OKLAHOMA -- A new study from the Oklahoma Department of Education is now revealing that the states' largest district has some of the most inexperienced teachers. So they're revealing a new plan to help both teachers and students make the grade.
The question is, does the state even have the money to implement those plans?
The state put together a 54-page report. It basically says districts with large populations of minority or poor students tend to have the least experienced teachers.
The report outlines some strategies, but it doesn’t make clear where the money to pay for the plan will come from.
It’s a report that addresses a major problem in Oklahoma schools: a high number of inexperienced teachers.

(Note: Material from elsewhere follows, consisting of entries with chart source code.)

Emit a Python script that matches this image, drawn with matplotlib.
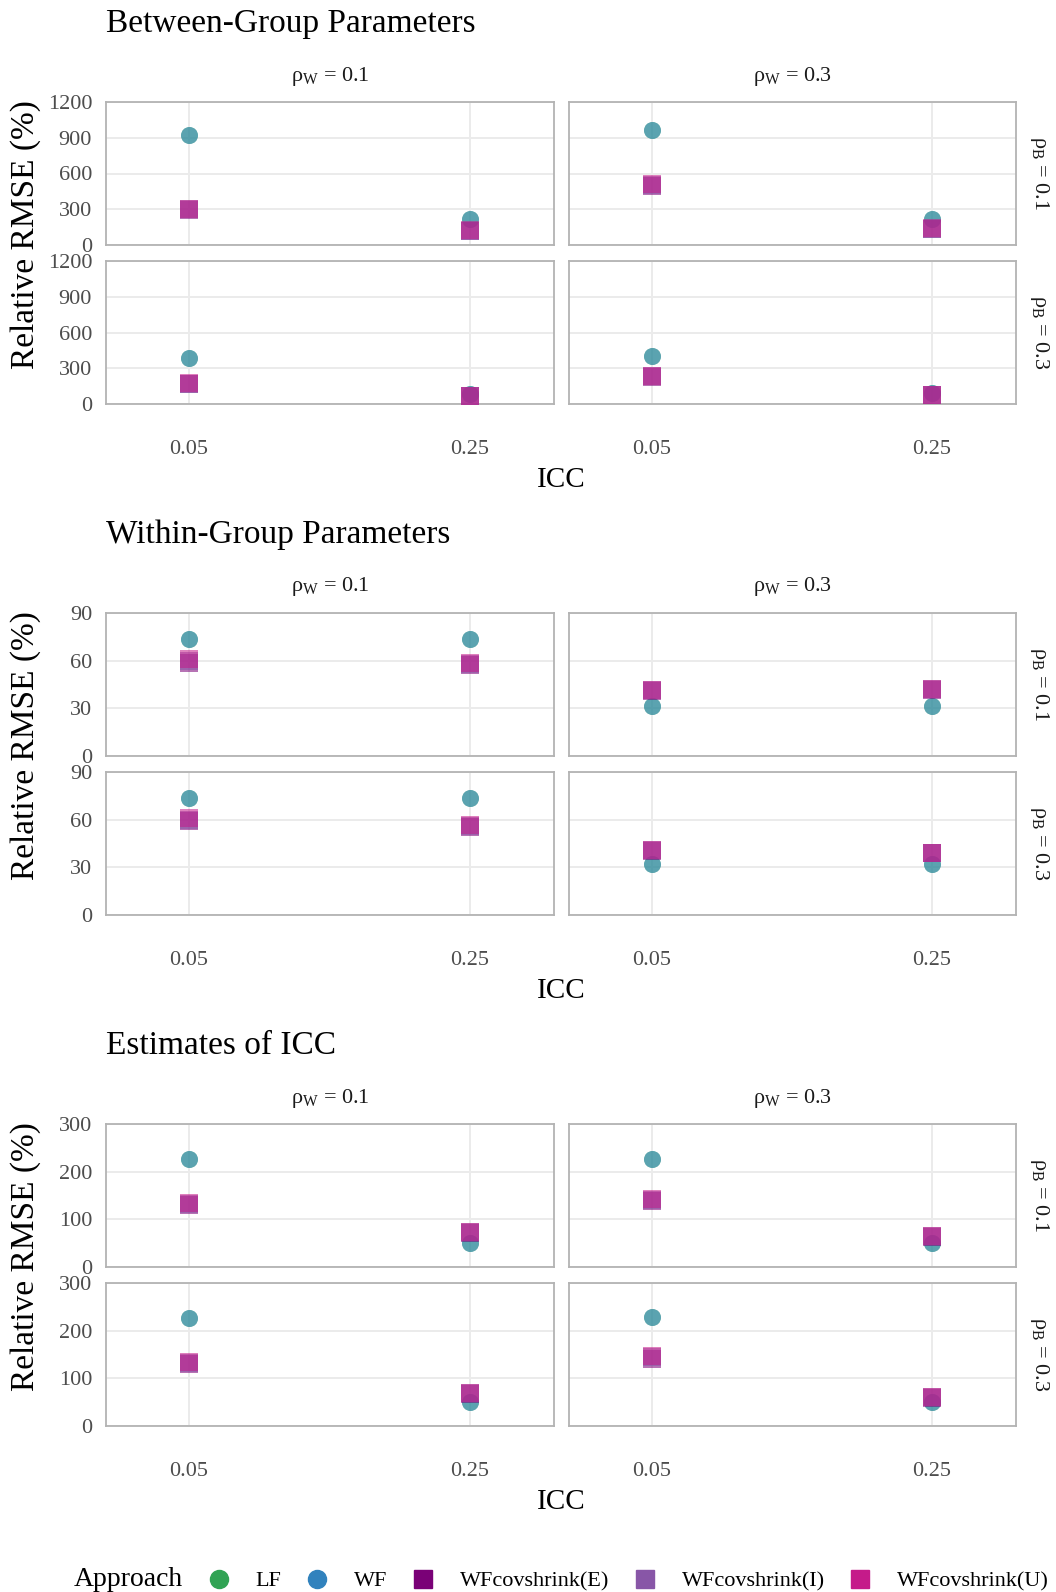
import numpy as np
import matplotlib
matplotlib.use("Agg")
import matplotlib.pyplot as plt
from matplotlib.lines import Line2D

plt.rcParams["font.family"] = ["Liberation Serif", "DejaVu Serif"]
plt.rcParams["mathtext.fontset"] = "custom"
plt.rcParams["mathtext.rm"] = "Liberation Serif"
plt.rcParams["mathtext.it"] = "Liberation Serif:italic"

icc_labels = ["0.05", "0.25"]
rho_w = ["0.1", "0.3"]
rho_b = ["0.1", "0.3"]
approaches = ["LF", "WF", "WFcovshrink(E)", "WFcovshrink(I)", "WFcovshrink(U)"]
colors = ["#31a354", "#3182bd", "#7a0177", "#8856a7", "#c51b8a"]
markers = ["o", "o", "s", "s", "s"]

# Panel-Reihenfolge: (W0.1,B0.1), (W0.3,B0.1), (W0.1,B0.3), (W0.3,B0.3); je [ICC 0.05, ICC 0.25]
between = {
    "LF":             [[925, 218], [962, 222], [386, 80], [403, 92]],
    "WF":             [[925, 218], [962, 222], [386, 80], [403, 92]],
    "WFcovshrink(E)": [[290, 116], [495, 134], [165, 66], [226, 74]],
    "WFcovshrink(I)": [[300, 120], [505, 137], [170, 68], [231, 76]],
    "WFcovshrink(U)": [[305, 122], [512, 139], [173, 70], [234, 78]],
}
within = {
    "LF":             [[73.4, 73.4], [31.3, 31.3], [73.4, 73.4], [31.9, 31.9]],
    "WF":             [[73.4, 73.4], [31.3, 31.3], [73.4, 73.4], [31.9, 31.9]],
    "WFcovshrink(E)": [[58.5, 57.5], [41.0, 41.8], [59.0, 55.5], [40.5, 38.8]],
    "WFcovshrink(I)": [[60.0, 58.0], [41.5, 42.1], [60.0, 56.0], [40.9, 39.0]],
    "WFcovshrink(U)": [[61.0, 58.5], [41.8, 42.4], [61.0, 56.5], [41.2, 39.3]],
}
icc_est = {
    "LF":             [[227, 51], [227, 51], [227, 51], [229, 51]],
    "WF":             [[227, 51], [227, 51], [227, 51], [229, 51]],
    "WFcovshrink(E)": [[130, 71], [138, 62], [130, 67], [141, 58]],
    "WFcovshrink(I)": [[133, 73], [141, 64], [133, 69], [144, 60]],
    "WFcovshrink(U)": [[135, 74], [143, 65], [135, 70], [146, 61]],
}

sections = [
    ("Between-Group Parameters", between, [0, 300, 600, 900, 1200], 1200),
    ("Within-Group Parameters", within, [0, 30, 60, 90], 90),
    ("Estimates of ICC", icc_est, [0, 100, 200, 300], 300),
]

W, H = 1056, 1592
fig = plt.figure(figsize=(W / 100, H / 100), dpi=100)


def px_axes(x0, y0, x1, y1):
    return fig.add_axes([x0 / W, 1 - y1 / H, (x1 - x0) / W, (y1 - y0) / H])


col_x = [(106, 554), (569, 1015.5)]
row_y = [(102, 245), (261, 404)]
step = 511
xs = np.arange(len(icc_labels))

for s, (title, data, yt, ymax) in enumerate(sections):
    off = s * step
    fig.text(106 / W, 1 - (24 + off) / H, title, fontsize=24, ha="left", va="center")
    fig.text(26 / W, 1 - (235 + off) / H, "Relative RMSE (%)", fontsize=24,
             rotation=90, ha="center", va="center")
    fig.text(561 / W, 1 - (480 + off) / H, "ICC", fontsize=21, ha="center", va="center")
    for r in range(2):
        for c in range(2):
            k = r * 2 + c
            y0, y1 = row_y[r][0] + off, row_y[r][1] + off
            ax = px_axes(col_x[c][0], y0, col_x[c][1], y1)
            for a, col, m in zip(approaches, colors, markers):
                ax.scatter(xs, data[a][k], s=150, marker=m, color=col,
                           alpha=0.55, linewidths=0, zorder=3)
            ax.set_xlim(-0.295, 1.30)
            ax.set_ylim(0, ymax)
            ax.set_yticks(yt)
            ax.set_xticks(xs)
            ax.set_xticklabels(icc_labels)
            ax.grid(color="#ebebeb", lw=1.4)
            ax.set_axisbelow(True)
            for sp in ax.spines.values():
                sp.set_color("#b3b3b3")
                sp.set_linewidth(1.3)
            ax.tick_params(length=0, labelsize=16, colors="#4d4d4d")
            ax.tick_params(axis="y", pad=10)
            ax.tick_params(axis="x", pad=26)
            if c == 1:
                ax.tick_params(labelleft=False)
            if r == 0:
                ax.tick_params(labelbottom=False)
                xc = (col_x[c][0] + col_x[c][1]) / 2
                fig.text(xc / W, 1 - (76 + off) / H,
                         "ρ$_{\\mathrm{W}}$ = " + rho_w[c],
                         fontsize=16, ha="center", va="center", color="#1a1a1a")
            if c == 1:
                fig.text(1040 / W, 1 - ((y0 + y1) / 2) / H,
                         "ρ$_{\\mathrm{B}}$ = " + rho_b[r],
                         fontsize=16, rotation=-90, ha="center", va="center",
                         color="#1a1a1a")

# Legende
fig.text(74 / W, 1 - 1580 / H, "Approach", fontsize=20, ha="left", va="center")
handles = [Line2D([], [], ls="none", marker=m, color=col, markersize=13)
           for col, m in zip(colors, markers)]
fig.legend(handles, approaches, ncol=5, loc="center left",
           bbox_to_anchor=(205.5 / W, 1 - 1581 / H), frameon=False,
           fontsize=16, handlelength=1.2, handletextpad=1.06,
           columnspacing=1.0, borderpad=0, borderaxespad=0)

fig.savefig("out.png", dpi=100)
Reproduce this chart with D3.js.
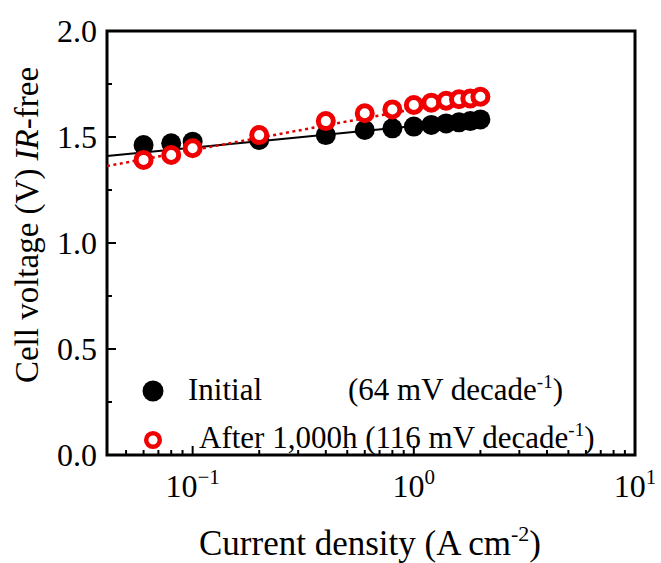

“The research suggest that five years or fewer would have a direct impact on achievement,” says Dr. Robin Miller.
Oklahoma’s plan hopes to address that problem. It calls for a statewide teacher-mentoring program that pairs experienced teachers with first-year teachers, giving new teachers support and advice as they enter the classroom.
“Many districts already have a mentor program. It is our task to identify those districts that have not been able to have mentoring for their new educators,” said Dr. Miller.
She says it’s a program that works. There’s only one problem.
“That program was once was funded many years ago, and it currently is not legislatively funded,” she said.
In order for a district to have the program, mentors would work for free, or the district would have to find another way to pay for it.
“It is a funding issue. I think that is something that legislators would have to answer as far as prioritizing where they want to spend money,” said Dr. Miller.
And that’s the issue Shelly Hickman says gets to the heart of the matter....not enough money statewide to pay for programs or teachers.
“You can make more money being an assistant manager at Buffalo Wild Wings than you can being a beginning teacher in Oklahoma,” said Hickman.
Hickman works for the nonprofit Stand for Children Oklahoma.
“There are basic economic needs that need to be met. Do you feel supported in your job? Are you paid a competitive wage? Do you feel you have the tools to be successful in your job and what we are hearing from Oklahoma teachers are we don’t feel supported. We don’t feel we have the tools to be successful in the classroom,” she said.
Despite that, Dr. Miller says there are programs already in place that don't require additional funding, such as professional development for teachers and principals.
As far as funding any additional programs, Oklahoma is already looking at a budget shortfall of half a billion dollars next year, according to the Oklahoma Policy Institute.